When I first read the titile, I thought that the US is going to have to build A LOT to triple global production. Then it occured to me that the author means the US is pledging to make deals and agreements which enable other countries to build their own. Sometimes I think the US thinks too much of itself and that’s also very much part of American branding.
Where are my renewable bros at? Tell me this is bad.
Nuclear power isn’t bad. I used to be anti-nuclear energy because of the specter of Chernobyl, 3 mile island, and Fukushima. But learning more about it, there haven’t been many actual problems with nuclear energy.
Chernobyl happened because of mismanagement and arrogance. 3 mile happened because of a malfunction. Fukushima happened because of mismanagement and failure to keep up safety standards in case of natural events.
These are all things that can be mitigated to one extent or another. it’s much cleaner than other forms of energy, outputs way more than solar or wind, and with modern technology can be extremely safe. I think we should be adopting nuclear, at least as a stopgap until renewable tech reaches higher output in efficiency.
Kinda annoyed that these investments are going into foreign countries, when we are one of the major contributors to greenhouse gas. We should be building them here first to mitigate our own ghg contributions, then helping smaller countries build theirs.
I do still have concerns about waste removal and storage tho, but I’m sure we could figure that out if we actually wanted to. But I doubt we do, because “dA cOsTs” or some shit.
It’s not “da costs”, it’s actually really, really really expensive to build new nuclear reactors. Most of that comes from increased labor costs, which in turn have ballooned largely due to increased regulation and oversight requirements, which I would argue is not something we should do away with.

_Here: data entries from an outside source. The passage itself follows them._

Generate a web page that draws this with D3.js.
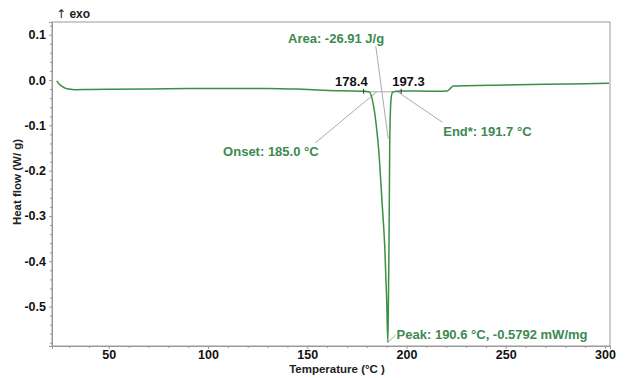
<!DOCTYPE html>
<html>
<head>
<meta charset="utf-8">
<script src="https://cdn.jsdelivr.net/npm/d3@7"></script>
<style>
  body { margin: 0; background: #fff; }
  svg text { font-family: "Liberation Sans", Arial, sans-serif; font-weight: bold; }
</style>
</head>
<body>
<svg id="chart" width="627" height="378"></svg>
<script>
// DSC curve (temperature in °C, heat flow in W/g)
var temps = [23.8, 25, 26.5, 28, 30, 33, 40, 50, 70, 90, 110, 130, 145, 155, 165, 172, 178.4,
  181.2, 183.5, 185, 186, 187.6, 189.1, 190, 190.6, 190.9, 191.2, 191.5, 191.9, 192.4, 193, 195,
  197.3, 205, 215, 220.5, 222, 223.5, 230, 250, 270, 290, 302];
var flows = [-0.002, -0.009, -0.014, -0.018, -0.020, -0.0215, -0.021, -0.0205, -0.020, -0.019, -0.0185, -0.0185, -0.020, -0.022, -0.0235, -0.024, -0.025,
  -0.0265, -0.06, -0.11, -0.155, -0.265, -0.375, -0.486, -0.5792, -0.48, -0.35, -0.16, -0.065, -0.035, -0.027, -0.025,
  -0.0245, -0.0245, -0.025, -0.0245, -0.019, -0.0135, -0.0125, -0.011, -0.0095, -0.008, -0.0073];

var xTicks = [50, 100, 150, 200, 250, 300];
var yTicks = [0.1, 0.0, -0.1, -0.2, -0.3, -0.4, -0.5];

// integration limits and baseline level
var limits = [178.4, 197.3];
var baseLevel = -0.026;

// annotation texts, anchored in data units
var notes = [
  {text: "Area: -26.91 J/g", t: 164.5, v: 0.0815, anchor: "middle", color: "green"},
  {text: "178.4", t: 178.4, v: -0.013, anchor: "end", dx: 4, color: "black"},
  {text: "197.3", t: 197.3, v: -0.013, anchor: "start", dx: -9, color: "black"},
  {text: "Onset: 185.0 °C", t: 107.6, v: -0.168, anchor: "start", color: "green"},
  {text: "End*: 191.7 °C", t: 218.5, v: -0.124, anchor: "start", color: "green"},
  {text: "Peak: 190.6 °C, -0.5792 mW/mg", t: 195, v: -0.571, anchor: "start", color: "green"}
];
// leader lines: [from t, from v, to t, to v]
var leaders = [
  [184.5, 0.075, 190.8, -0.13],
  [154, -0.139, 185.0, baseLevel],
  [218, -0.093, 195.5, baseLevel],
  [190.6, -0.5792, 194.5, -0.563]
];

var svg = d3.select("#chart");
var margin = {top: 22, right: 17, bottom: 32, left: 52},
    width = 627 - margin.left - margin.right,
    height = 378 - margin.top - margin.bottom;

var green = "#3c8a50", lineGreen = "#3a9045", axisGray = "#9a9a9a";

var x = d3.scaleLinear().domain([21.4, 302.5]).range([0, width]);
var y = d3.scaleLinear().domain([-0.587, 0.128]).range([height, 0]);

var g = svg.append("g")
  .attr("transform", "translate(" + margin.left + "," + margin.top + ")");

// frame
g.append("rect")
  .attr("width", width).attr("height", height)
  .attr("fill", "none").attr("stroke", axisGray).attr("stroke-width", 1);

// minor ticks
var xMinor = d3.range(30, 301, 10).filter(function(d) { return d % 50 != 0; });
var yMinor = d3.range(-58, 13, 2).map(function(d) { return d / 100; }).filter(function(d) { return Math.round(d * 100) % 10 != 0; });

var xAxis = g.append("g")
  .attr("transform", "translate(0," + height + ")")
  .call(d3.axisBottom(x).tickValues(xTicks).tickSize(3).tickPadding(1).tickFormat(d3.format("d")));
var xAxisMinor = g.append("g")
  .attr("transform", "translate(0," + height + ")")
  .call(d3.axisBottom(x).tickValues(xMinor).tickSize(2).tickFormat(""));

var yAxis = g.append("g")
  .call(d3.axisLeft(y).tickValues(yTicks).tickSize(3).tickPadding(3).tickFormat(function(d) { return d.toFixed(1); }));
var yAxisMinor = g.append("g")
  .call(d3.axisLeft(y).tickValues(yMinor).tickSize(2).tickFormat(""));

[xAxis, xAxisMinor, yAxis, yAxisMinor].forEach(function(a) {
  a.select(".domain").attr("stroke", axisGray);
  a.selectAll(".tick line").attr("stroke", axisGray);
  a.selectAll(".tick text")
    .attr("fill", "#111")
    .attr("font-size", "12.5px")
    .attr("font-family", "Liberation Sans, Arial, sans-serif")
    .attr("font-weight", "bold");
});

// integration baseline
g.append("line")
  .attr("x1", x(limits[0])).attr("x2", x(limits[1]))
  .attr("y1", y(baseLevel)).attr("y2", y(baseLevel))
  .attr("stroke", "#aaa").attr("stroke-width", 1);

// leader lines
g.selectAll(".leader")
  .data(leaders)
  .enter().append("line")
  .attr("class", "leader")
  .attr("x1", function(d) { return x(d[0]); })
  .attr("y1", function(d) { return y(d[1]); })
  .attr("x2", function(d) { return x(d[2]); })
  .attr("y2", function(d) { return y(d[3]); })
  .attr("stroke", "#a0a0a0").attr("stroke-width", 0.9);

// curve
var line = d3.line()
  .curve(d3.curveMonotoneX)
  .x(function(d) { return x(d[0]); })
  .y(function(d) { return y(d[1]); });

g.append("path")
  .datum(d3.zip(temps, flows))
  .attr("d", line)
  .attr("fill", "none")
  .attr("stroke", lineGreen)
  .attr("stroke-width", 1.5);

// limit markers
g.selectAll(".limit")
  .data(limits)
  .enter().append("line")
  .attr("class", "limit")
  .attr("x1", function(d) { return x(d); })
  .attr("x2", function(d) { return x(d); })
  .attr("y1", y(baseLevel) - 3)
  .attr("y2", y(baseLevel) + 2)
  .attr("stroke", "#333").attr("stroke-width", 1);

// annotation texts
g.selectAll(".note")
  .data(notes)
  .enter().append("text")
  .attr("class", "note")
  .attr("x", function(d) { return x(d.t) + (d.dx || 0); })
  .attr("y", function(d) { return y(d.v); })
  .attr("text-anchor", function(d) { return d.anchor; })
  .attr("fill", function(d) { return d.color == "green" ? green : "#111"; })
  .attr("font-size", "13px")
  .text(function(d) { return d.text; });

// exo marker
var exo = svg.append("text")
  .attr("x", margin.left + 4)
  .attr("y", 18)
  .attr("font-size", "12px")
  .attr("fill", "#222");
exo.append("tspan").style("font-family", "DejaVu Sans").style("font-weight", "normal").text("↑");
exo.append("tspan").text(" exo");

// axis titles
svg.append("text")
  .attr("transform", "translate(21," + (margin.top + y(-0.225)) + ") rotate(-90)")
  .attr("text-anchor", "middle")
  .attr("font-size", "11.5px")
  .attr("fill", "#222")
  .text("Heat flow (W/ g)");

svg.append("text")
  .attr("x", margin.left + x(165))
  .attr("y", 373)
  .attr("text-anchor", "middle")
  .attr("font-size", "11.5px")
  .attr("fill", "#222")
  .text("Temperature (°C )");
</script>
</body>
</html>
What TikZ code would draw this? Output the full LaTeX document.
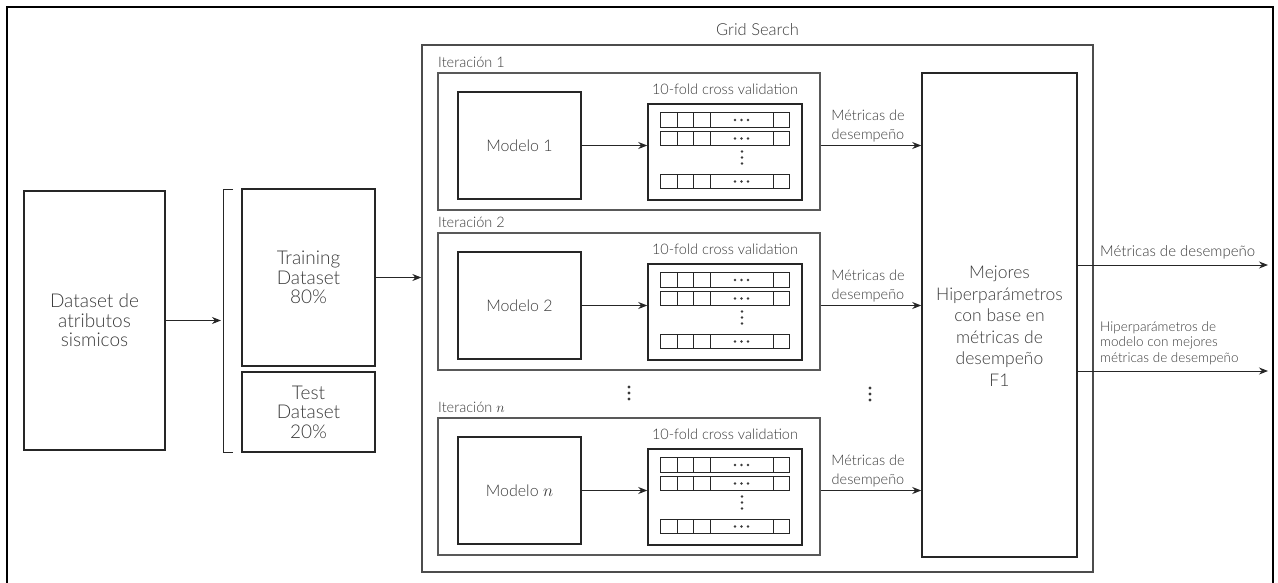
\documentclass[tikz,border=0pt]{standalone}
\usepackage{fontspec}
\setmainfont{Lato Light}
\usetikzlibrary{arrows.meta}
\definecolor{txt}{HTML}{3A3A3A}

\begin{document}
\begin{tikzpicture}[x=1pt,y=-1pt,text=txt]
		\tikzstyle{box}=[draw=black!85,line width=1.5pt,inner sep=0pt]
		\tikzstyle{iter}=[draw=black!65,line width=1.3pt,minimum width=382pt,minimum height=137pt]
		\tikzstyle{cell}=[draw=black!85,line width=1pt]
		\tikzstyle{lbl}=[inner sep=0pt,font=\fontsize{14.5}{19}\selectfont]
		\tikzstyle{big}=[font=\fontsize{19}{19.5}\selectfont,align=center]
		\tikzstyle{post}=[-{Stealth[length=9pt,width=7pt]},draw=black!85,line width=1pt]
		\useasboundingbox (0,0) rectangle (1278,582);
		\draw[line width=1.8pt] (7,7) rectangle (1273,592);
		% datos
		\node[box,big,minimum width=141pt,minimum height=259pt] (D) at (94.5,320.5) {Dataset de\\atributos\\sismicos};
		\coordinate (br) at (221,320.5);
		\draw[cell] (233,189) -- (223,189) -- (223,452) -- (233,452);
		\node[box,big,minimum width=133pt,minimum height=177pt] (Tr) at (308.5,277.5) {Training\\Dataset\\80\%};
		\node[box,big,minimum width=133pt,minimum height=80pt] (Te) at (308.5,412) {Test\\Dataset\\20\%};
		\draw[post] (D) -- (br);
		% grid search
		\node[draw=black!70,line width=1.3pt,minimum width=671pt,minimum height=527pt] (GS) at (757.5,308.5) {};
		\node[font=\fontsize{16.5}{19}\selectfont] (GSl) at (757.5,30) {Grid Search};
		\draw[post] (Tr.east) -- (Tr.east -| GS.west);
		\node[box,minimum width=155pt,minimum height=484pt] (B) at (999.5,315) {};
		\node[font=\fontsize{17.5}{21.5}\selectfont,align=center] (Bt) at (999.5,326) {Mejores\\Hiperparámetros\\con base en\\métricas de\\desempeño\\F1};
		\foreach \t/\i/\k in {73/1/1,233/2/2,418/n/$n$}{
			\node[iter] (I\i) at (629,\t+68.5) {};
			\node[lbl,anchor=west] (L\i) at (438,\t-11) {Iteración \k};
			\node[box,font=\fontsize{16}{19}\selectfont,minimum width=123pt,minimum height=107pt] (M\i) at (519.5,\t+72.5) {Modelo \k};
			\node[box,minimum width=154pt,minimum height=96pt] (C\i) at (725,\t+79) {};
			\node[lbl] (F\i) at (725,\t+16) {10-fold cross validation};
			\foreach \r in {47,65.5,108.5}{
				\draw[cell] (660,\t+\r-7.25) rectangle (789,\t+\r+7.25);
				\foreach \c in {677,693,710,773} \draw[cell] (\c,\t+\r-7.25) -- (\c,\t+\r+7.25);
				\foreach \d in {-6.5,0,6.5} \fill[txt] (741.5+\d,\t+\r) circle (1.4);
			}
			\foreach \d in {-6,0,6} \fill[txt] (742,\t+84.5+\d) circle (1.4);
			\draw[post] (M\i) -- (M\i -| C\i.west);
			\node[lbl,align=center,anchor=south] (P\i) at (868,\t+69) {Métricas de\\desempeño};
			\draw[post] (M\i.east -| I\i.east) -- (M\i.east -| B.west);
		}
		% puntos
		\foreach \d in {-6,0,6} \fill[txt] (629,393+\d) circle (1.6);
		\foreach \d in {-6,0,6} \fill[txt] (870,394+\d) circle (1.6);
		% salidas
		\coordinate (o1) at (1268,265);
		\coordinate (o2) at (1268,371);
		\draw[post] (B.east |- o1) -- (o1);
		\draw[post] (B.east |- o2) -- (o2);
		\node[anchor=south west,inner sep=0pt,font=\fontsize{15}{19}\selectfont] (S1) at (1100,259) {Métricas de desempeño};
		\node[anchor=south west,inner sep=0pt,align=left,font=\fontsize{13.5}{15.5}\selectfont] (S2) at (1100,365) {Hiperparámetros de\\modelo con mejores\\métricas de desempeño};
\end{tikzpicture}
\end{document}
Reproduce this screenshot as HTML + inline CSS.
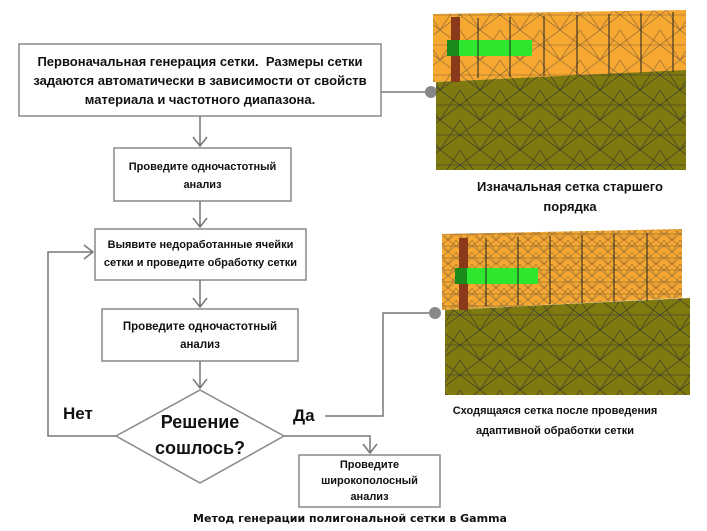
<!DOCTYPE html>
<html><head><meta charset="utf-8"><style>
body{margin:0;background:#fff;width:707px;height:531px;overflow:hidden;font-family:"Liberation Sans","DejaVu Sans",sans-serif;}
.t{position:absolute;font-weight:bold;color:#111;text-align:center;}
</style></head><body>
<svg width="707" height="531" style="position:absolute;left:0;top:0" xmlns="http://www.w3.org/2000/svg">
<defs>
<pattern id="m1" width="40" height="30" patternUnits="userSpaceOnUse"><path d="M0 0L40 30M40 0L0 30M20 0L0 30M20 0L40 30M0 15H40" stroke="#333" stroke-width="0.6" fill="none"/></pattern>
<pattern id="m2" width="16" height="12" patternUnits="userSpaceOnUse"><path d="M0 0L16 12M16 0L0 12M8 0L0 12M8 0L16 12M0 6H16" stroke="#333" stroke-width="0.5" fill="none"/></pattern>
</defs>
<g fill="none" stroke="#777" stroke-width="1.5">
<rect x="19" y="44" width="362" height="72" fill="#fff" stroke="#888"/>
<rect x="114" y="148" width="177" height="53" stroke="#888"/>
<rect x="95" y="229" width="211" height="51" stroke="#888"/>
<rect x="102" y="309" width="196" height="52" stroke="#888"/>
<polygon points="200,390 284,436 200,483 116,436" stroke="#888"/>
<rect x="299" y="455" width="141" height="52" stroke="#888"/>
<path d="M200 116V146M193 137L200 146L207 137"/>
<path d="M200 201V227M193 218L200 227L207 218"/>
<path d="M200 280V307M193 298L200 307L207 298"/>
<path d="M200 361V388M193 379L200 388L207 379"/>
<path d="M116 436H48V252H93M84 245L93 252L84 259"/>
<path d="M284 436H370V453M363 444L370 453L377 444"/>
<path d="M325 416H383V313H432"/>
<path d="M381 92H428"/>
</g>
<circle cx="431" cy="92" r="6" fill="#888"/>
<circle cx="435" cy="313" r="6" fill="#888"/>
<!-- top image -->
<polygon points="433,14 686,10 686,72 433,82" fill="#f6a832"/>
<polygon points="433,14 686,10 686,72 433,82" fill="url(#m1)" opacity="0.6"/>
<polygon points="436,82 686,70 686,170 436,170" fill="#7e7a10"/>
<polygon points="436,82 686,70 686,170 436,170" fill="url(#m1)"/>
<rect x="451" y="17" width="9" height="65" fill="#8a3a1a"/>
<rect x="447" y="40" width="85" height="16" fill="#2ee62e"/>
<rect x="447" y="40" width="12" height="16" fill="#1a8a1a"/>
<path d="M478 18V78M510 17V77M544 16V76M577 15V75M609 14V74M641 13V73M673 12V72" stroke="#222" stroke-width="1"/>
<!-- bottom image -->
<polygon points="442,234 682,229 682,298 442,310" fill="#f6a832"/>
<polygon points="442,234 682,229 682,298 442,310" fill="url(#m2)" opacity="0.7"/>
<polygon points="445,310 690,298 690,395 445,395" fill="#7e7a10"/>
<polygon points="445,310 690,298 690,395 445,395" fill="url(#m1)"/>
<rect x="459" y="238" width="9" height="72" fill="#8a3a1a"/>
<rect x="455" y="268" width="83" height="16" fill="#2ee62e"/>
<rect x="455" y="268" width="12" height="16" fill="#1a8a1a"/>
<path d="M486 238V306M518 237V305M550 236V304M582 235V303M614 234V302M647 233V301" stroke="#222" stroke-width="1"/>
</svg>
<div class="t" style="left:19px;top:52px;width:362px;font-size:13px;line-height:19px">Первоначальная генерация сетки.&nbsp; Размеры сетки задаются автоматически в зависимости от свойств материала и частотного диапазона.</div>
<div class="t" style="left:114px;top:158px;width:177px;font-size:11px;line-height:18px">Проведите одночастотный анализ</div>
<div class="t" style="left:95px;top:236px;width:211px;font-size:11px;line-height:18px">Выявите недоработанные ячейки сетки и проведите обработку сетки</div>
<div class="t" style="left:102px;top:318px;width:196px;font-size:11.5px;line-height:18px">Проведите одночастотный анализ</div>
<div class="t" style="left:140px;top:409px;width:120px;font-size:18px;line-height:26px">Решение сошлось?</div>
<div class="t" style="left:63px;top:404px;font-size:17px">Нет</div>
<div class="t" style="left:293px;top:406px;font-size:17px">Да</div>
<div class="t" style="left:299px;top:457px;width:141px;font-size:11px;line-height:16px">Проведите<br>широкополосный<br>анализ</div>
<div class="t" style="left:440px;top:177px;width:260px;font-size:13px;line-height:20px">Изначальная сетка старшего<br>порядка</div>
<div class="t" style="left:420px;top:401px;width:270px;font-size:11px;line-height:20px">Сходящаяся сетка после проведения<br>адаптивной обработки сетки</div>
<div class="t" style="left:150px;top:512px;width:400px;font-size:11px;font-family:'DejaVu Sans',sans-serif">Метод генерации полигональной сетки в Gamma</div>
</body></html>
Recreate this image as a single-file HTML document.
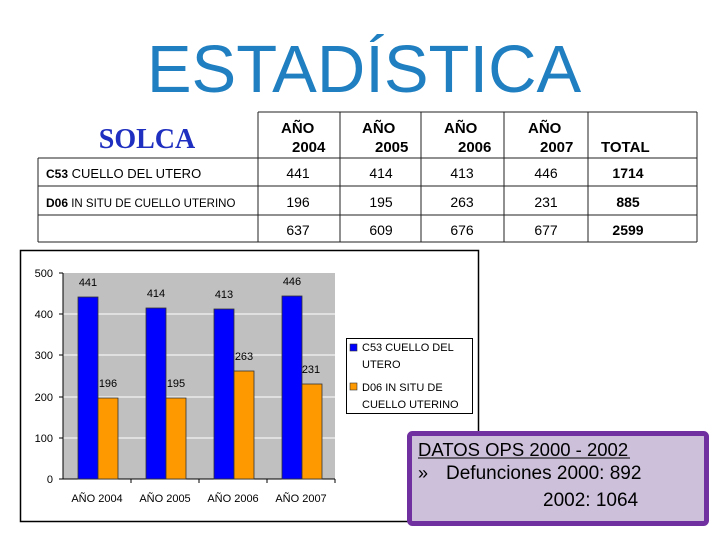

I wouldn’t necessarily mind having a reactor or two acting as base generators especially during the winter, but
- In Germany we’ve been searching for a secure waste site since the first reactor went online in 1957. If we haven’t found it yet, we never will.
- There’s not really a reason to hope for cost reduction of reactor construction once we do it at scale, because requirements and local acceptance are too heterogeneous to implement any sort of scaling construction. Every jurisdiction will have its own risk assessment and usually the locals are none too happy about a reactor close to them. I just don’t see something happening in that regard. Wind turbines and solar panels on the other hand can be churned out in factories at scale, which is why they’re so cheap, comparatively.
- Therefore, personally I’d rather invest in green H2 as an energy storage solution. We can easily generate an enormous electricity surplus during the summer months, but lack long-term storage of the electricity. So we shut off solar and wind farms when they’re over producing. Wouldn’t it be neat to instead let them keep generating and use that surplus energy to power power-to-gas plants E. G. with H2? It’s an enormously power-hungry process, but if you do it when power is basically free…
Oh wait, we’re already doing that and it’s already cost-effective. Now, if we were to take that process and build it at scale… for example by not spending 12-20 Bn 💶 to build another Flamanville, Olkiluoto or Hinkley Point C… I think that might actually work.
I’m a renewable bro. I wanna see as much money pumped into as much infrastructure for renewables as possible. I wanna see solar on every building. I wanna see off-shore wind and tidal energy production. I’m keenly following development of clean, efficient, and cost-effective energy storage technologies, and much is being done in this space to support a future switch to full renewable reliance.
That won’t change the fact that we need on-demand energy now and we need to stop using coal and gas as soon as possible. We currently don’t have energy storage at scale. We will, but we don’t. So in the meantime, nuclear is probably the best option to pursue for use over the next couple of decades while we continue to invest in, and implement, renewables.
What exactly do you mean by “in the meantime”? What kind of timeline do you envisage for the large scale rollout of nuclear energy? Do you seriously think it’ll be possible to roll out nukes faster than building some more storage?
The problem is “some more storage” can’t be done, the technology doesn’t exist
Its wierd to have these two posts next to each other today
https://feddit.de/post/5764680
Pleges for nuclear power if photovoltaic is already cheaper?